Rosenthal is as meticulous about his garbage’s origins as he is about its eventual composition. He imposes strict rules on the project, politely refusing any “donations” from friends who stumble upon an interesting piece of trash. Like a monk atoning for the pollution sins of an entire metropolis, his collecting missions to the city’s foulest outposts stand in as his own mortification of the flesh rituals. “My orthodoxy is that I’ve got to be the one to collect it and haul it in,” he says. “I’ve got to do the whole process."

“I need the connection to the objects,” he continues. “Collecting itself is exciting and inspirational, and new ideas come from putting myself out in the field.”

To photograph the objects, Rosenthal built an approximately seven-foot-high stand that suspends his camera above an area up to 10x5 feet on the studio floor. He hooks the camera up to a monitor, which allows him to tinker with the layout without having to repeatedly climb up to look through the camera. The objects themselves, Rosenthal says, dictate their eventually composition, which he often toys with for a month or longer.

Once he’s shot a piece, he recycles most of the garbage (the oil bottles, for example, were leaking and creating a stench), but he also keeps some of it around for a future installation. As such, about a third of his 400-square-foot studio is now devoted to garbage storage. “Photographers are kind of neat about how they operate,” he says. “I have to put off that urge for neatness in order to tolerate piles of garbage in my studio.” 

So far, he has shot about a dozen photos using this method. The series, which he calls “Found in Nature,” is only about a third of the way complete by his estimate. Some collections—the purples, reds and autumnal colors—are not robust enough to allow for their own photo yet, and he’s trying new angles, such as vertical installations. Rosenthal’s urge to collect and to assemble, too, has not yet been satiated. Collecting, he says, “is just part of me.” Over his life, he has collected toy horse carnival prizes, State plates and cast iron pans, but for now the garbage has become center stage.

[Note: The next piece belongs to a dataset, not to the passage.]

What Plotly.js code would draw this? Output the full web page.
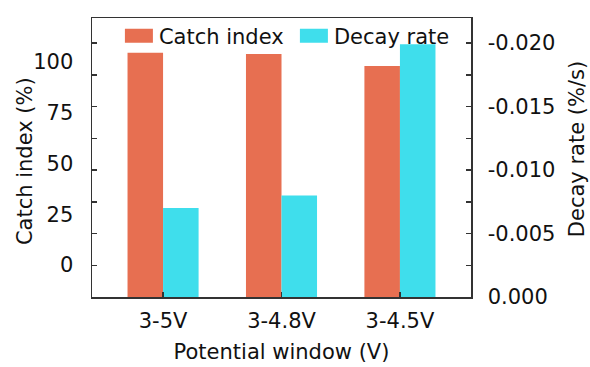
<!DOCTYPE html>
<html>
<head>
<meta charset="utf-8">
<script src="https://cdn.plot.ly/plotly-3.0.1.min.js"></script>
<style>html,body{margin:0;padding:0;background:#fff;}#chart{width:590px;height:367px;}</style>
</head>
<body>
<div id="chart"></div>
<script>
const categories = ['3-5V', '3-4.8V', '3-4.5V'];
const catchIndex = [104.4, 103.8, 97.9];
const decayRate = [-0.0070, -0.0080, -0.0199];
const catchTicks = [0, 25, 50, 75, 100];
const decayTicks = [-0.020, -0.015, -0.010, -0.005, 0.000];
const decayTickText = ['-0.020', '-0.015', '-0.010', '-0.005', '0.000'];
const decayMinorTicks = [-0.0175, -0.0125, -0.0075, -0.0025];

const catchRange = [-15.74, 121.5];
const decayRange = [0, -0.02197];
const base = catchRange[0];
// left-side tick marks sit at the same heights as the right-axis ticks
const toCatch = d => catchRange[0] + (d - decayRange[0]) / (decayRange[1] - decayRange[0]) * (catchRange[1] - catchRange[0]);
const leftMarks = decayTicks.filter(d => d !== 0).concat(decayMinorTicks).map(toCatch);

const FONT = 'DejaVu Sans, Arial, sans-serif';
const LINE = '#333333';
const TXT = '#111111';

const traces = [
  {
    type: 'bar', name: 'Catch index', x: categories,
    y: catchIndex.map(v => v - base), base: base,
    width: 0.3, offset: -0.3,
    marker: {color: '#E76F51'}, yaxis: 'y', hoverinfo: 'skip'
  },
  {
    type: 'bar', name: 'Decay rate', x: categories, y: decayRate,
    width: 0.3, offset: 0,
    marker: {color: '#3FDEEC'}, yaxis: 'y2', hoverinfo: 'skip'
  }
];

const layout = {
  width: 590, height: 367,
  margin: {l: 92, r: 119, t: 18, b: 70},
  paper_bgcolor: '#ffffff', plot_bgcolor: '#ffffff',
  font: {family: FONT, size: 21, color: TXT},
  showlegend: true,
  legend: {
    orientation: 'h', x: 0.071, xanchor: 'left', y: 0.935, yanchor: 'middle',
    bgcolor: 'rgba(0,0,0,0)', font: {family: FONT, size: 21, color: TXT},
    entrywidth: 130, traceorder: 'normal'
  },
  xaxis: {
    type: 'category', range: [-0.6, 2.6],
    showline: true, linecolor: LINE, linewidth: 1.5, mirror: true,
    ticks: 'inside', ticklen: 5, tickcolor: LINE, tickwidth: 1.5,
    showgrid: false, zeroline: false, ticklabelstandoff: 4,
    tickfont: {family: FONT, size: 21, color: TXT},
    title: {text: 'Potential window (V)', font: {family: FONT, size: 21, color: TXT}, standoff: 12}
  },
  yaxis: {
    range: catchRange, tickmode: 'array', tickvals: catchTicks,
    ticks: 'inside', ticklen: 0, tickcolor: LINE,
    showline: true, linecolor: LINE, linewidth: 1.5,
    showgrid: false, zeroline: false, ticklabelstandoff: 13,
    tickfont: {family: FONT, size: 21, color: TXT},
    minor: {tickmode: 'array', tickvals: leftMarks, ticks: 'inside', ticklen: 5, tickcolor: LINE, tickwidth: 1.5, showgrid: false}
  },
  yaxis2: {
    overlaying: 'y', side: 'right', range: decayRange,
    tickmode: 'array', tickvals: decayTicks, ticktext: decayTickText,
    ticks: 'inside', ticklen: 5, tickcolor: LINE, tickwidth: 1.5,
    showline: true, linecolor: LINE, linewidth: 1.5,
    showgrid: false, zeroline: false, ticklabelstandoff: 11,
    tickfont: {family: FONT, size: 21, color: TXT},
    minor: {tickmode: 'array', tickvals: decayMinorTicks, ticks: 'inside', ticklen: 5, tickcolor: LINE, tickwidth: 1.5, showgrid: false}
  },
  annotations: [
    {text: 'Catch index (%)', xref: 'paper', yref: 'paper', x: -0.1768, y: 0.487,
     xanchor: 'center', yanchor: 'middle', textangle: -90, showarrow: false,
     font: {family: FONT, size: 21, color: TXT}},
    {text: 'Decay rate (%/s)', xref: 'paper', yref: 'paper', x: 1.2797, y: 0.530,
     xanchor: 'center', yanchor: 'middle', textangle: -90, showarrow: false,
     font: {family: FONT, size: 21, color: TXT}}
  ]
};

Plotly.newPlot('chart', traces, layout, {displayModeBar: false, staticPlot: true}).then(gd => {
  // widen legend swatches to the reference's wide rectangles
  gd.querySelectorAll('.legend .legendpoints path').forEach(p => {
    p.setAttribute('d', 'M14,7H-14V-7H14Z');
  });
});
</script>
</body>
</html>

That garbage, he says, has changed him. Eventually, it became impossible to ignore the implications of all of that endless human detritus. “I didn’t start out to do anything environmental, but I’ve been politicized by this,” he says. Manufacturers, he now thinks, should be obliged to take back their used products for recycling, and consumers should, of course, stop throwing their trash into nearby lakes, rivers and oceans.

Rosenthal is not the only artist to be inspired and politicized by marine debris. Last year, for example, an international team of artists and scientists joined forces on a garbage-collecting expedition along the Alaskan coast. As the artists gathered floating fodder for their future works, the scientists onboard briefed them on what those bottles, nets, bags and cans meant for the environment. The creations inspired by that trip are now on display at the Anchorage Museum.

As for Rosenthal’s work, people seem to like his images, he says, but he wants them to come away with more than just an impression of pretty pictures. Instead, he hopes his work inspires them to contemplate the implications of all that junk for the world’s oceans—a problem whose magnitude society is just beginning to grasp. Indeed, the last month or so has seen coverage of ocean garbage obscuring the search for the missing Malaysia Airlines Flight 370; scientific claims that the ocean floor is turning into a massive landfill; and evidence that Arctic ice contains trillions of tiny pieces of plastic frozen within it.

“This stuff doesn’t just go away,” Rosenthal says. “It’s in the environment forever.”

Rosenthal plans on publishing a book and hosting a solo exhibition of “Found in Nature, upon completion of the project. Limited edition prints and pop-art-style glasses with his artwork printed on them can be purchased through his website.